A former Mexican attorney general from Baja California said today that legalization of marijuana in California would curb pot-related violence in Mexico but would do little to stop the overall killings and corruption of Mexican drug cartels.
Antonio Martinez, who served as attorney general for Northern Baja California from 2001 to 2007, told a McGeorge School of Law symposium on marijuana and legal issues, that sanctioning marijuana use in California would force cartel to increase other forms of drug trafficking.
"They still will be in the black market," Martinez said of Mexican drug networks. "And those individuals will shift into other sectors of organized crime. They will kidnap. They will steal ... They will go into cocaine, firearms and other things. For that merchandise (marijuana), violence will go down. But that doesn't mean it will stop."
Yet Martinez said Mexico should follow suit and legalize marijuana if California decides to make the drug legal for recreational use. California voters defeated the Proposition marijuana legalization measure last year, but a similar measure is expected to be on the ballot in 2012.

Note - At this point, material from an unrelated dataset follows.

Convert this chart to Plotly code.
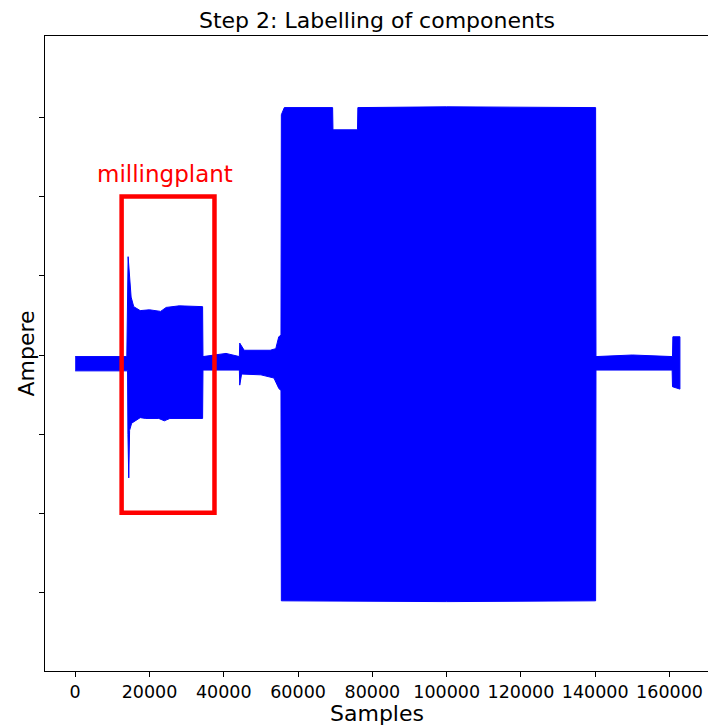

Martinez, who is now president of an international trade and security firm, said he has moved to the U.S. for his personal safety since taking on Mexican drug networks as a prosecutor. He credits Mexican authorities with arresting several major drug kingpins, but said that has only fractured drug cartels, leading to more violence for control of illicit drug markets.
More than 30,000 people have died in Mexico since December, 2006 when President Felipe Calderon began waging a campaign against major drug networks in his country.
In his presentation, Martinez called for improved efforts in the United States to stem the spread of weapons purchased north of the border and smuggled into Mexico.